Plastics also make it possible to transport and store food products over long distances. It’s found in almost all areas of food, including fruits, grains, pulses and sugar. The lightweight and durable nature of plastics allows for efficient and cost-effective transportation and storage, which is particularly beneficial for food products that need to be shipped to distant markets. However, the use of plastics in the food industry also has several downsides.
- One of the main concerns is the environmental impact of plastic waste. Plastic packaging can take hundreds of years to decompose, and it is estimated that over 8 million metric tons of plastic end up in the ocean each year. This has led to an increase in plastic pollution, which can harm marine life and damage the ecosystem.
- Another issue with plastics in the food industry is that they can leach chemicals into food products. Some plastics contain chemicals such as Bisphenol A (BPA) that can potentially be harmful to human health.
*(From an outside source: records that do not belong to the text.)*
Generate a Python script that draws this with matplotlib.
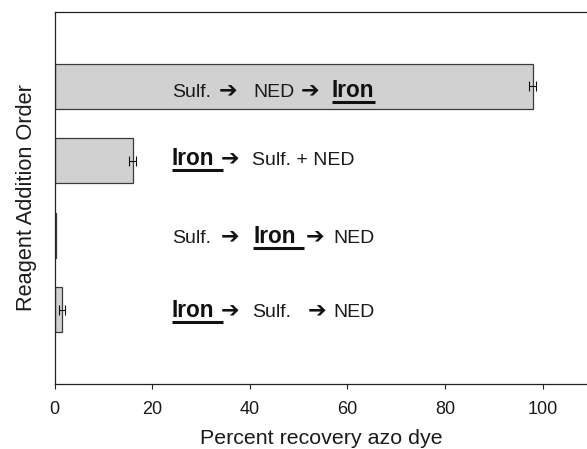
import matplotlib
matplotlib.use("Agg")
import matplotlib.pyplot as plt

plt.rcParams["font.family"] = ["Liberation Sans", "DejaVu Sans"]

# bottom to top, as drawn
positions = [1, 2, 3, 4]
recovery = [1.6, 0.4, 16.0, 98.0]
recovery_err = [0.6, 0.0, 0.65, 0.7]

# each order as (text, bold/underlined) pieces, bottom row first
orders = [
    [("Iron", True), ("\u2794", False), ("Sulf.", False), ("\u2794", False), ("NED", False)],
    [("Sulf.", False), ("\u2794", False), ("Iron", True), ("\u2794", False), ("NED", False)],
    [("Iron", True), ("\u2794", False), ("Sulf. + NED", False)],
    [("Sulf.", False), ("\u2794", False), ("NED", False), ("\u2794", False), ("Iron", True)],
]

# layout only: start x of each piece (data units), underline end, baseline offset
piece_x = [
    [24.0, 34.1, 40.4, 51.8, 57.1],
    [24.0, 34.1, 40.7, 51.5, 57.1],
    [24.0, 34.1, 40.4],
    [24.0, 33.7, 40.7, 50.5, 56.8],
]
underline_end = [34.5, 51.2, 34.5, 65.7]
baseline_off = [0.098, 0.105, 0.058, 0.146]

fig = plt.figure(figsize=(5.87, 4.49), dpi=100)
ax = fig.add_axes([54.5 / 587, 64.7 / 449, 532.5 / 587, 372.6 / 449])

ax.barh(positions, recovery, height=0.6, color="#d0d1d0",
        edgecolor="#3a3a3a", linewidth=0.9, zorder=2)
err_pos = [p for p, e in zip(positions, recovery_err) if e > 0]
err_val = [r for r, e in zip(recovery, recovery_err) if e > 0]
err_e = [e for e in recovery_err if e > 0]
ax.errorbar(err_val, err_pos, xerr=err_e, fmt="none", ecolor="#111111",
            elinewidth=0.8, capsize=3.8, capthick=0.8, zorder=3)

for i, row in enumerate(orders):
    yb = positions[i] - baseline_off[i]
    for (txt, bold), x in zip(row, piece_x[i]):
        if txt == "\u2794":
            ax.text(x, yb, txt, fontsize=16, family=["DejaVu Sans"],
                    color="#111111", va="baseline", ha="left", zorder=4)
        elif bold:
            ax.text(x, yb, txt, fontsize=16.3, fontweight="bold",
                    color="#111111", va="baseline", ha="left", zorder=4)
            ax.plot([x, underline_end[i]], [yb - 0.067, yb - 0.067],
                    color="#111111", lw=2.2, solid_capstyle="butt", zorder=4)
        else:
            ax.text(x, yb, txt, fontsize=14, color="#1a1a1a",
                    va="baseline", ha="left", zorder=4)

ax.set_xlim(0, 109.1)
ax.set_ylim(0, 5)
ax.set_xticks([0, 20, 40, 60, 80, 100])
ax.set_yticks([])
ax.tick_params(axis="x", direction="out", length=3.3, width=0.8,
               pad=9, labelsize=13, colors="#222222", labelcolor="#1a1a1a")
for side in ["left", "top", "bottom"]:
    ax.spines[side].set_color("#222222")
    ax.spines[side].set_linewidth(0.9)
ax.spines["right"].set_visible(False)

ax.set_xlabel("Percent recovery azo dye", fontsize=15.4, color="#1a1a1a")
ax.xaxis.set_label_coords(0.5017, -0.121)
ax.set_ylabel("Reagent Addition Order", fontsize=15.7, color="#1a1a1a")
ax.yaxis.set_label_coords(-0.032, 0.5)

fig.savefig("out.png", dpi=100)
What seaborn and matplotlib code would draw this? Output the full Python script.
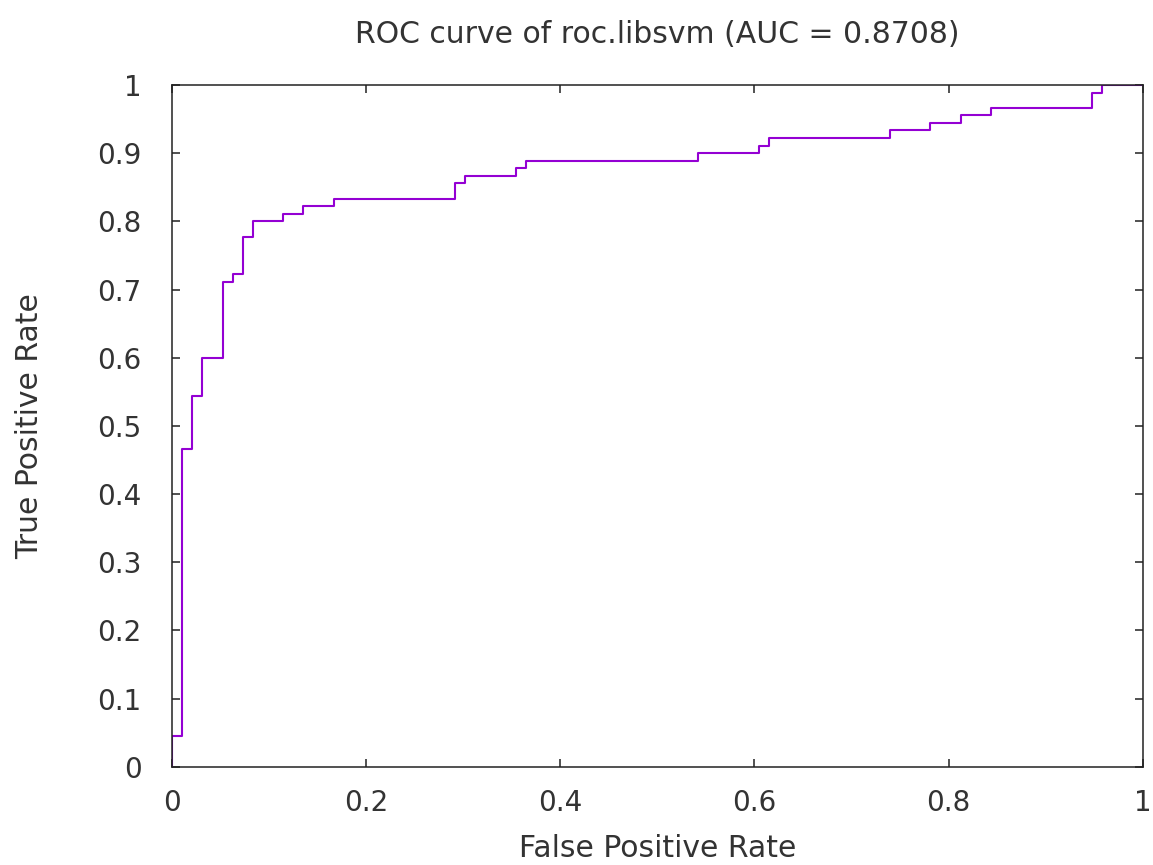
import matplotlib
matplotlib.use("Agg")
import matplotlib.pyplot as plt
import seaborn as sns
import pandas as pd

# ROC curve corner points
fpr = [0.0, 0.0, 0.0104, 0.0208, 0.0313, 0.0521, 0.0625, 0.0729, 0.0833,
       0.1146, 0.1354, 0.1667, 0.2917, 0.3021, 0.3542, 0.3646, 0.5417,
       0.6042, 0.6146, 0.7396, 0.7813, 0.8125, 0.8438, 0.9479, 0.9583, 1.0]
tpr = [0.0, 0.0444, 0.4667, 0.5444, 0.6000, 0.7111, 0.7222, 0.7778, 0.8000,
       0.8111, 0.8222, 0.8333, 0.8556, 0.8667, 0.8778, 0.8889, 0.9000,
       0.9111, 0.9222, 0.9333, 0.9444, 0.9556, 0.9667, 0.9889, 1.0, 1.0]

x_ticks = [0, 0.2, 0.4, 0.6, 0.8, 1]
x_tick_labels = ["0", "0.2", "0.4", "0.6", "0.8", "1"]
y_ticks = [0, 0.1, 0.2, 0.3, 0.4, 0.5, 0.6, 0.7, 0.8, 0.9, 1]
y_tick_labels = ["0", "0.1", "0.2", "0.3", "0.4", "0.5", "0.6", "0.7", "0.8", "0.9", "1"]

title = "ROC curve of roc.libsvm (AUC = 0.8708)"
x_label = "False Positive Rate"
y_label = "True Positive Rate"

sns.set_style("ticks")
plt.rcParams["font.family"] = ["DejaVu Sans"]

df = pd.DataFrame({"fpr": fpr, "tpr": tpr})

fig = plt.figure(figsize=(11.53, 8.65), dpi=100)
ax = fig.add_axes([0.1492, 0.1136, 0.9911 - 0.1492, 0.9017 - 0.1136])

sns.lineplot(data=df, x="fpr", y="tpr", ax=ax, estimator=None, sort=False,
             drawstyle="steps-post", color="#9400D3", linewidth=1.5)

text_color = "#333333"
ax.set_xlim(0, 1)
ax.set_ylim(0, 1)
ax.set_xticks(x_ticks)
ax.set_xticklabels(x_tick_labels)
ax.set_yticks(y_ticks)
ax.set_yticklabels(y_tick_labels)
ax.tick_params(direction="in", top=True, right=True, length=6, width=1.1,
               labelsize=20, colors=text_color, pad=16)
ax.tick_params(axis="y", pad=22)
for s in ax.spines.values():
    s.set_linewidth(1.1)
    s.set_color("#222222")
    s.set_visible(True)
ax.tick_params(color="#222222")

ax.set_xlabel(x_label, fontsize=21.5, color=text_color, labelpad=12)
ax.set_ylabel(y_label, fontsize=21.5, color=text_color, labelpad=38)
ax.set_title(title, fontsize=21.5, color=text_color, pad=30)

fig.savefig("out.png", dpi=100)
This has led to increased pressure on food manufacturers to use safer, BPA-free alternatives.
All sectors of the food industry seem to be drowning in a sea of plastic but single use plastics are particularly troubling. Single-use plastics are disposable items made of plastic that are used for a short period of time before being discarded. Common examples include grocery bags, straws, utensils, and water bottles. These products are often made from polyethylene or polypropylene, two of the most common types of plastic. They are designed to be used once and then thrown away, making them very convenient but also very wasteful.
Many food manufacturers and retailers have taken steps to reduce their use of plastics. Some have switched to alternative packaging materials such as paper and glass, while others have implemented recycling and waste reduction programs. Additionally, governments and organizations around the world have introduced legislation and regulations to reduce the use of plastics in the food industry.
And yet it seems that the use of plastics in the industry is increasing, not decreasing. By 2050 plastic will be responsible for up to 13% of the total “carbon budget” – equivalent to 615 coal-fired power plants, according to a research conducted by The Guardian. According to some estimates the packaging sector accounts for about 35% of the entire polymer utilization.